> _Short task_
Up to and including the line with "const title = '2500.000MHz", write out the listing from its first line, minus the pictures.

-=-=-

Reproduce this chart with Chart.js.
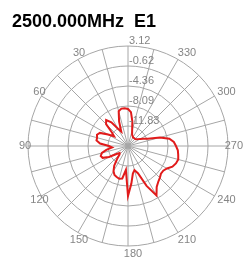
<!DOCTYPE html>
<html>
<head>
<meta charset="utf-8">
<script src="https://cdn.jsdelivr.net/npm/chart.js@4"></script>
<style>
  html, body { margin: 0; padding: 0; background: #fff; }
</style>
</head>
<body>
<canvas id="pattern" width="244" height="257"></canvas>
<script>
const title = '2500.000MHz  E1';

// pattern angle (counter-clockwise from top) and level in dB
const angleDeg = [0, 5, 10, 15, 20, 25, 30, 35, 40, 45, 50, 55,
  60, 65, 70, 75, 80, 85, 90, 95, 100, 105, 110, 115,
  120, 125, 130, 135, 140, 145, 150, 155, 160, 165, 170, 175,
  180, 185, 190, 195, 200, 205, 210, 215, 220, 225, 230, 235,
  240, 245, 250, 255, 260, 265, 270, 275, 280, 285, 290, 295,
  300, 305, 310, 315, 320, 325, 330, 335, 340, 345, 350, 355];
const gainDb = [-8.65, -8.47, -8.47, -8.84, -10.71, -12.58, -11.83, -10.15, -9.22, -9.78, -11.65, -12.39,
  -11.27, -9.78, -9.40, -9.59, -9.59, -10.34, -12.02, -12.58, -11.46, -10.52, -10.15, -10.34,
  -11.46, -12.95, -13.51, -13.33, -12.39, -11.08, -10.15, -9.59, -9.40, -9.22, -9.40, -11.08,
  -6.22, -8.47, -10.34, -10.90, -10.15, -7.35, -4.92, -6.22, -6.79, -7.16, -7.53, -7.53,
  -7.16, -6.41, -6.04, -5.85, -6.04, -6.22, -6.60, -6.97, -7.72, -9.40, -11.65, -12.39,
  -12.95, -13.33, -13.61, -13.70, -13.70, -13.70, -13.70, -13.51, -13.33, -12.58, -10.90, -9.22];

const ringValues = [-15.57, -11.83, -8.09, -4.36, -0.62, 3.12];
const ringLabels = ['-15.57', '-11.83', '-8.09', '-4.36', '-0.62', '3.12'];
const angleLabels = [30, 60, 90, 120, 150, 180, 210, 240, 270, 300, 330];

// radar runs clockwise, the plot is labelled counter-clockwise
const n = angleDeg.length;
const order = angleDeg.map((a, i) => (n - i) % n);
const labels = order.map(k => angleDeg[k]);
const values = order.map(k => gainDb[k]);

const rMin = ringValues[0];
const rMax = ringValues[ringValues.length - 1];
const grey = '#a6a6a6';

const textPlugin = {
  id: 'patternText',
  afterDraw(chart) {
    const ctx = chart.ctx;
    const r = chart.scales.r;
    ctx.save();

    ctx.fillStyle = '#000';
    ctx.font = 'bold 18px "Liberation Sans", Arial, sans-serif';
    ctx.textAlign = 'left';
    ctx.textBaseline = 'alphabetic';
    ctx.fillText(title, 12, 27);

    ctx.fillStyle = '#858585';
    ctx.font = '11px "Liberation Sans", Arial, sans-serif';
    r.ticks.forEach((t, i) => {
      if (i === 0) return;
      const y = r.yCenter - r.getDistanceFromCenterForValue(t.value);
      ctx.fillText(ringLabels[i], r.xCenter + 1, y - 2);
    });

    ctx.textAlign = 'center';
    ctx.textBaseline = 'middle';
    labels.forEach((a, i) => {
      if (!angleLabels.includes(a)) return;
      const text = String(a);
      const half = ctx.measureText(text).width / 2;
      const p = r.getPointPosition(i, r.drawingArea + 8);
      const x = Math.min(p.x + 5, chart.width - 1 - half);
      ctx.fillText(text, x, p.y);
    });
    ctx.restore();
  }
};

new Chart('pattern', {
  type: 'radar',
  data: {
    labels: labels,
    datasets: [{
      data: values,
      borderColor: '#e11b1b',
      borderWidth: 2,
      pointRadius: 0,
      fill: false,
      tension: 0
    }]
  },
  options: {
    responsive: false,
    animation: false,
    layout: { padding: { left: 28, right: 16, top: 46, bottom: 11 } },
    plugins: {
      legend: { display: false },
      tooltip: { enabled: false }
    },
    scales: {
      r: {
        min: rMin,
        max: rMax,
        ticks: { display: false, stepSize: (rMax - rMin) / (ringValues.length - 1) },
        pointLabels: { display: false },
        grid: { circular: true, color: grey, lineWidth: 1 },
        angleLines: {
          color: ctx => (labels[ctx.index] % 15 === 0 ? grey : null),
          lineWidth: 1
        }
      }
    }
  },
  plugins: [textPlugin]
});
</script>
</body>
</html>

-=-=-

> _The result_
Reproduce this chart with Chart.js.
<!DOCTYPE html>
<html>
<head>
<meta charset="utf-8">
<script src="https://cdn.jsdelivr.net/npm/chart.js@4"></script>
<style>
  html, body { margin: 0; padding: 0; background: #fff; }
</style>
</head>
<body>
<canvas id="pattern" width="244" height="257"></canvas>
<script>
const title = '2500.000MHz  E1';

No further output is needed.